The galaxy, which goes by the snappy codename SDSS1335+0728 and lies 300m light years away, was flagged to astronomers in December 2019 when an observatory in California called the Zwicky Transient Facility recorded a sudden rise in its brightness.

The alert prompted a flurry of new observations and checks of archived measurements from ground- and space-based telescopes to understand more about the galaxy and its past behaviour.

The scientists discovered the galaxy had recently doubled in brightness in mid-infrared wavelengths, become four times brighter in the ultraviolet, and at least 10 times brighter in the X-ray range.

What triggered the sudden brightening is unclear, but writing in Astronomy and Astrophysics, the researchers say the most likely explanation is the creation of an “active galactic nucleus” where a vast black hole at the centre of a galaxy starts actively consuming the material around it.

Active galactic nuclei emit a broad spectrum of light as gas around the black hole heats up and glows, and surrounding dust particles absorb some wavelengths and re-radiate others.

But it is not the only possibility.
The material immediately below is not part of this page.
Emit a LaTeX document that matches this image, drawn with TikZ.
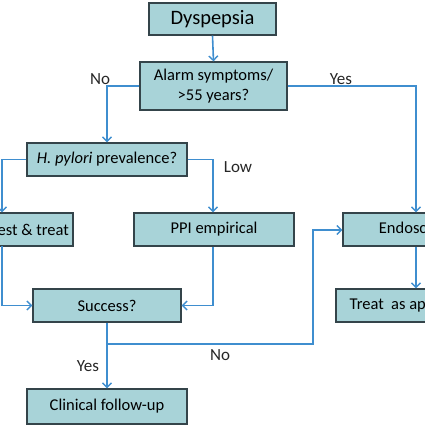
\documentclass[tikz,border=0pt]{standalone}
\usepackage{fontspec}
\setmainfont{Carlito}
\usetikzlibrary{arrows.meta}
\definecolor{boxfill}{HTML}{A8D3D8}
\definecolor{boxdraw}{HTML}{34444A}
\definecolor{linecol}{HTML}{3F8ECF}
\begin{document}
\begin{tikzpicture}[x=1pt,y=-1pt,
  box/.style={draw=boxdraw, fill=boxfill, line width=1.2pt, inner sep=0pt, align=center, font=\fontsize{16.5}{20}\selectfont},
  conn/.style={draw=linecol, line width=1.6pt, -{Straight Barb[length=4.5pt,width=9pt,line width=1.4pt]}},
  plain/.style={draw=linecol, line width=1.6pt},
  lbl/.style={font=\fontsize{17}{20}\selectfont, inner sep=0pt, text=black!85}]
\useasboundingbox (0,0) rectangle (425,425);
\begin{scope}
\clip (0,0) rectangle (425,425);
\node[box, minimum width=127pt, minimum height=32pt, font=\fontsize{20.5}{24}\selectfont] (dys) at (212.5,19) {Dyspepsia};
\node[box, minimum width=147pt, minimum height=48pt] (alarm) at (213.5,86) {Alarm symptoms/\\>55 years?};
\node[box, minimum width=160pt, minimum height=33pt] (hp) at (107,159.5) {\textit{H. pylori} prevalence?};
\node[box, minimum width=86pt, minimum height=33pt] (tt) at (30,229.5) {Test \& treat};
\node[box, minimum width=160pt, minimum height=33pt] (ppi) at (214,229.5) {PPI empirical};
\node[box, minimum width=144pt, minimum height=33pt] (endo) at (415,229.5) {Endoscopy};
\node[box, minimum width=148pt, minimum height=33pt] (succ) at (107,305.5) {Success?};
\node[box, minimum width=166pt, minimum height=33pt] (treat) at (419,305.5) {Treat\ \ as appropriate};
\node[box, minimum width=160pt, minimum height=35pt] (clin) at (107,406.5) {Clinical follow-up};

\coordinate (noc) at (107,86);
\coordinate (yesc) at (416,86);
\coordinate (hpl) at (2,159.5);
\coordinate (hpr) at (213,159.5);
\coordinate (ttb) at (2,246);
\coordinate (ttc) at (2,305.5);
\coordinate (ppic) at (213,305.5);
\coordinate (br) at (107,344);
\coordinate (brr) at (313,344);
\coordinate (bru) at (313,230);

\draw[conn] (dys.south) -- (alarm.north);
\draw[conn] (alarm.west) -- (noc) -- (hp.north);
\draw[conn] (alarm.east) -- (yesc) -- (yesc |- endo.north);
\draw[conn] (hp.west) -- (hpl) -- (hpl |- tt.north);
\draw[conn] (hp.east) -- (hpr) -- (hpr |- ppi.north);
\draw[conn] (ttb) -- (ttc) -- (succ.west);
\draw[conn] (ppi.south -| ppic) -- (ppic) -- (succ.east);
\draw[conn] (endo.south -| yesc) -- (treat.north -| yesc);
\draw[conn] (succ.south) -- (clin.north);
\draw[conn] (br) -- (brr) -- (bru) -- (bru -| endo.west);

\node[lbl] (lno) at (100,79) {No};
\node[lbl] (lyes) at (341,79) {Yes};
\node[lbl] (llow) at (238,167) {Low};
\node[lbl] (lyes2) at (88,366) {Yes};
\node[lbl] (lno2) at (220,355) {No};
\end{scope}
\end{tikzpicture}
\end{document}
The team has not ruled out an exotic form of “tidal disruption event”, a highly restrained phrase to describe a star that is ripped apart after straying too close to a black hole.

Tidal disruption events tend to be brief affairs, brightening a galaxy for no more than a few hundred days, but more measurements are needed to rule out the process. “With the data we have at the moment, it’s impossible to disentangle which of these scenarios is real,” said Sánchez-Sáez. “We need to keep monitoring the source.”